Keep writing down all of your beliefs about the importance of having children and your beliefs about people who remain child-free. When you’re done, go back over the list and ask yourself where those beliefs came from. Which beliefs come from your family? Which ones come from your culture? Which ones do you actually believe are true – for you?
Sorting out what you personally value in terms of children, nurturing, and what you believe is important in creating a meaningful life is one important step in this process.
And if you are in a relationship, sorting out your partner’s values and beliefs about having children is also critical in this decision. If you and your partner don’t value the same things in life – if your beliefs and values about the importance of having children are discrepant – you will have a very difficult time reconciling whether or not to have children. Over the long haul, it will also be challenging to create a life together that is meaningful and satisfying and fulfilling to you both.

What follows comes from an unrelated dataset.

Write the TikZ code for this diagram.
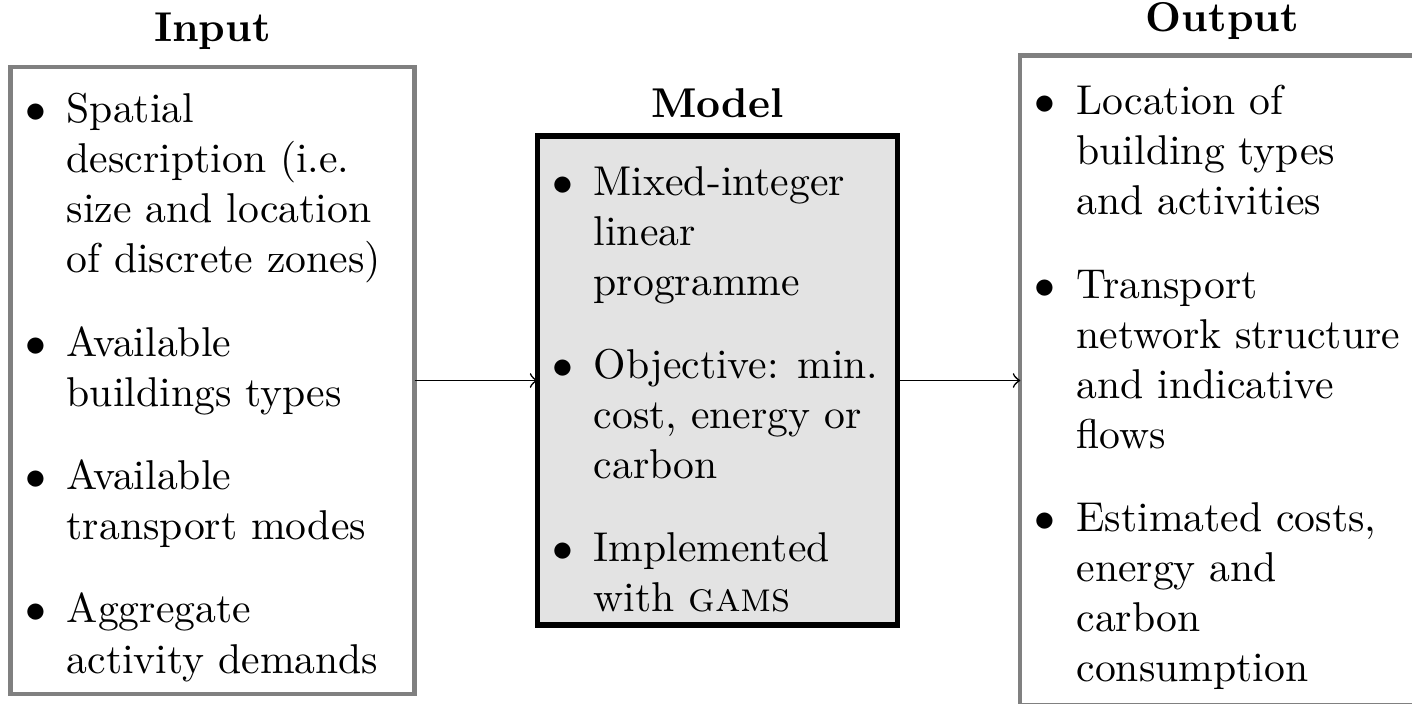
\documentclass[tikz,border=0pt]{standalone}
\usepackage{tikz}
\usetikzlibrary{positioning}

\setlength{\leftmargini}{10pt}
\renewcommand{\labelitemi}{$\bullet$}
% bullet list set in a top-aligned minipage of the given width
\newcommand{\pointlist}[2]{%
    \begin{minipage}[t]{#1}\raggedright
        \begin{itemize}#2\end{itemize}
    \end{minipage}}

\begin{document}
\begin{tikzpicture}[node distance=29.5pt,
    listbox/.style={draw=gray, line width=1pt, inner xsep=3.5pt, inner ysep=0pt, outer sep=0pt},
    modelbox/.style={draw, line width=1.4pt, fill=gray!22, inner xsep=3.5pt, inner ysep=0pt,
        outer sep=0pt, text height=14.2pt, text depth=103.2pt},
    heading/.style={font=\bfseries, anchor=base}]
    \useasboundingbox (0,0) rectangle (338.88pt,168.72pt);

    \node[listbox, text height=13.5pt, text depth=137.1pt, anchor=west] (input) at (2.52pt,77.4pt) {%
        \pointlist{89.96pt}{
            \item Spatial description (i.e.\ size and location of discrete zones)
            \item Available buildings types
            \item Available transport modes
            \item Aggregate activity demands}};
    \node[modelbox] [right=of input] (model) {%
        \pointlist{79.4pt}{
            \item Mixed-integer linear programme
            \item Objective: min.\ cost, energy or carbon
            \item Implemented with \textsc{gams}}};
    \node[listbox, text height=14.28pt, text depth=141.72pt] [right=of model] (output) {%
        \pointlist{89.96pt}{
            \item Location of building types and activities
            \item Transport network structure and indicative flows
            \item Estimated costs, energy and carbon consumption}};

    \node[above=6pt of input, heading] (input_title) {Input};
    \node[above=4.4pt of model, heading] (model_title) {Model};
    \node[above=5.8pt of output, heading] (output_title) {Output};

    \path[->]
    (input) edge (model)
    (model) edge (output)
    ;
\end{tikzpicture}
\end{document}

If you find it difficult to come up with your values, you might find this link useful.
I think I want to be a parent, but I love my independent lifestyle. I’m not sure I can deal with the loss of freedom. How do I decide what is more important to me?
Generally, there is one area that rises above the other. Now ask yourself, what is it about an independent lifestyle and/or parenthood that is really important to me? Perhaps you love travelling. If that is something that is very important to you, is it still possible to make travelling a priority once you have a child? Or maybe you value teaching children, but do you have to become a parent to do this – or are there other ways to teach children while still maintaining your independent lifestyle?
Hopefully this exercise has helped you begin to unpack what is more important to you. If you find yourself still uncertain, you may want to see a counsellor who can help you work through this decision.